++++ Data lines

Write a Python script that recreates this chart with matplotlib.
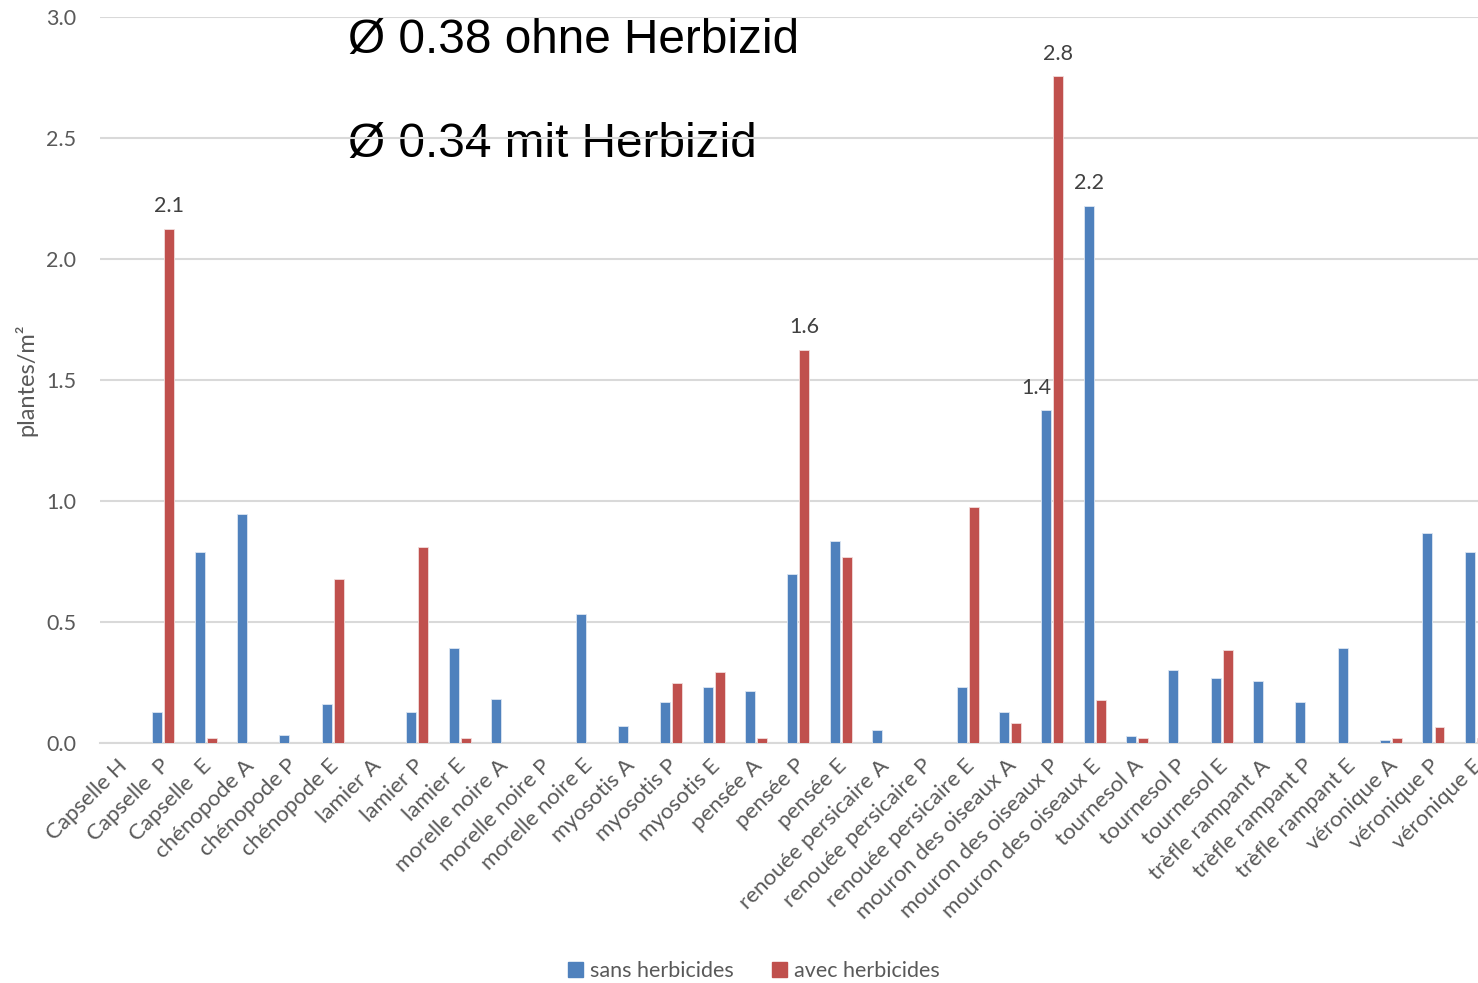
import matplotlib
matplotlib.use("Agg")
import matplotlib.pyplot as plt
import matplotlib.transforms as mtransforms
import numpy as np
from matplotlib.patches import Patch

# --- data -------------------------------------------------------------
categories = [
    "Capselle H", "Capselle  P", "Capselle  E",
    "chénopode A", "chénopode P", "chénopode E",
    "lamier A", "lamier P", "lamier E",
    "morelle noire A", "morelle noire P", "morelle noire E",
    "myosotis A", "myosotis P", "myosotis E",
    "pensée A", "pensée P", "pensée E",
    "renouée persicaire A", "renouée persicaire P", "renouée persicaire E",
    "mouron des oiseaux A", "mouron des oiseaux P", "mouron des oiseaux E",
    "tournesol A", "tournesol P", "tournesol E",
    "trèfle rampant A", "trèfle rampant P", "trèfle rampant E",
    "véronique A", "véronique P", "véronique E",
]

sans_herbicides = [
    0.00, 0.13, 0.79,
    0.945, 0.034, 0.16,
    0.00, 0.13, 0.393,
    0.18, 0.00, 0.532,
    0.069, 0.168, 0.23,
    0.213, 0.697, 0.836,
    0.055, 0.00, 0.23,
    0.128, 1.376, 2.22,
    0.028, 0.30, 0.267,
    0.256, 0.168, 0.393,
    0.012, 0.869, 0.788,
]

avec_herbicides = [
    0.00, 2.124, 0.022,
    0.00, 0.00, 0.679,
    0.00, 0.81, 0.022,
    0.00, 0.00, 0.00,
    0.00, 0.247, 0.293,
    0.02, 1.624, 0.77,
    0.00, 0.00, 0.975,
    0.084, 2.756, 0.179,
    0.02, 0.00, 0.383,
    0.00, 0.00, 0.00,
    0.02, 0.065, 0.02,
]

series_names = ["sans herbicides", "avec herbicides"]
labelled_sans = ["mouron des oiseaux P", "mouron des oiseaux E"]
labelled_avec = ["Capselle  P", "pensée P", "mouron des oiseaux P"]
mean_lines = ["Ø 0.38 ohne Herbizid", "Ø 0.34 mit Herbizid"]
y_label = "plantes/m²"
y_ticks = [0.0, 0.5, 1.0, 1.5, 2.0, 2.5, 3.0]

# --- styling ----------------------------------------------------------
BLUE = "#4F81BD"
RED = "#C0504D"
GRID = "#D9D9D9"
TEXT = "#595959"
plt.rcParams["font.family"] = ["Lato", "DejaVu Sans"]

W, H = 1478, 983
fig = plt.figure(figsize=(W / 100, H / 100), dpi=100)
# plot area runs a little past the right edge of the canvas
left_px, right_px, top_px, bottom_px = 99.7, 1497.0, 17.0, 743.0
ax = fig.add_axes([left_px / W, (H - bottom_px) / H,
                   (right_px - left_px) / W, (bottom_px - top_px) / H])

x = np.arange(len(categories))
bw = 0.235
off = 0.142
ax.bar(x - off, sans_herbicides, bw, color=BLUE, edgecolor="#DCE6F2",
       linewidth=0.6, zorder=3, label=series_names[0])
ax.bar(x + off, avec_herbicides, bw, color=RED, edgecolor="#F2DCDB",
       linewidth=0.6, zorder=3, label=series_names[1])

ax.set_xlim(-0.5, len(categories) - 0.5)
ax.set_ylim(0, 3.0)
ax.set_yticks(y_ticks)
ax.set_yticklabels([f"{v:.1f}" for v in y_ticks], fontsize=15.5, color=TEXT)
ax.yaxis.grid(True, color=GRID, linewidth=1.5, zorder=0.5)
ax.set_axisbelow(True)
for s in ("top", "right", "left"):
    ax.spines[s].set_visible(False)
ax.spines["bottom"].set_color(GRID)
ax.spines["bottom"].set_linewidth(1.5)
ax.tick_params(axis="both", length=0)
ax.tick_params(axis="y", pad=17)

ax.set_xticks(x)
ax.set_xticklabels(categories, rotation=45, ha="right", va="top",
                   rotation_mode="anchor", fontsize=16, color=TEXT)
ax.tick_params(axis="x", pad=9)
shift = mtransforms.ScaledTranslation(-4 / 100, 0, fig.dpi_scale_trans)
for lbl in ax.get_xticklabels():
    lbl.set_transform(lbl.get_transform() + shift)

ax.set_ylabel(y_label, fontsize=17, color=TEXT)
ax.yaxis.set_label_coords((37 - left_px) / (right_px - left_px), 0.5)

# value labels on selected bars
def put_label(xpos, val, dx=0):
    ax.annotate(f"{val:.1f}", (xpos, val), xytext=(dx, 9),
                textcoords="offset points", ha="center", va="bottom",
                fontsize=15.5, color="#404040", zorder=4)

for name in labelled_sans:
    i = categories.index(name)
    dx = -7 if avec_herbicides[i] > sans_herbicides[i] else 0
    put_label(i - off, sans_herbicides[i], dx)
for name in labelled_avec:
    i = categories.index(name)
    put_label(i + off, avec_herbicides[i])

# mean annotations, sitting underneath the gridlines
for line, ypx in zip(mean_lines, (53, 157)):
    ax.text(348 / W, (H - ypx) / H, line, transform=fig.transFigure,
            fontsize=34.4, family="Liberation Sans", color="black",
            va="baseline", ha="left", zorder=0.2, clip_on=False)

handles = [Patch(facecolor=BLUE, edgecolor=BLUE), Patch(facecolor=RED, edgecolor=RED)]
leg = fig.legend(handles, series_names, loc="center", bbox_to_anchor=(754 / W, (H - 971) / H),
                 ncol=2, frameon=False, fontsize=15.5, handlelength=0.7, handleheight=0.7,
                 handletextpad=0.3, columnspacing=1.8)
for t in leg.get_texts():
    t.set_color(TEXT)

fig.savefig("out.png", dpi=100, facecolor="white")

++++++++

Write down every line from the opening of the listing to the line with "from matplotlib.patches import Patch", both included, and nothing else; the pictures are omitted.

■ Result below ■
Write a Python script that recreates this chart with matplotlib.
import matplotlib
matplotlib.use("Agg")
import matplotlib.pyplot as plt
import matplotlib.transforms as mtransforms
import numpy as np
from matplotlib.patches import Patch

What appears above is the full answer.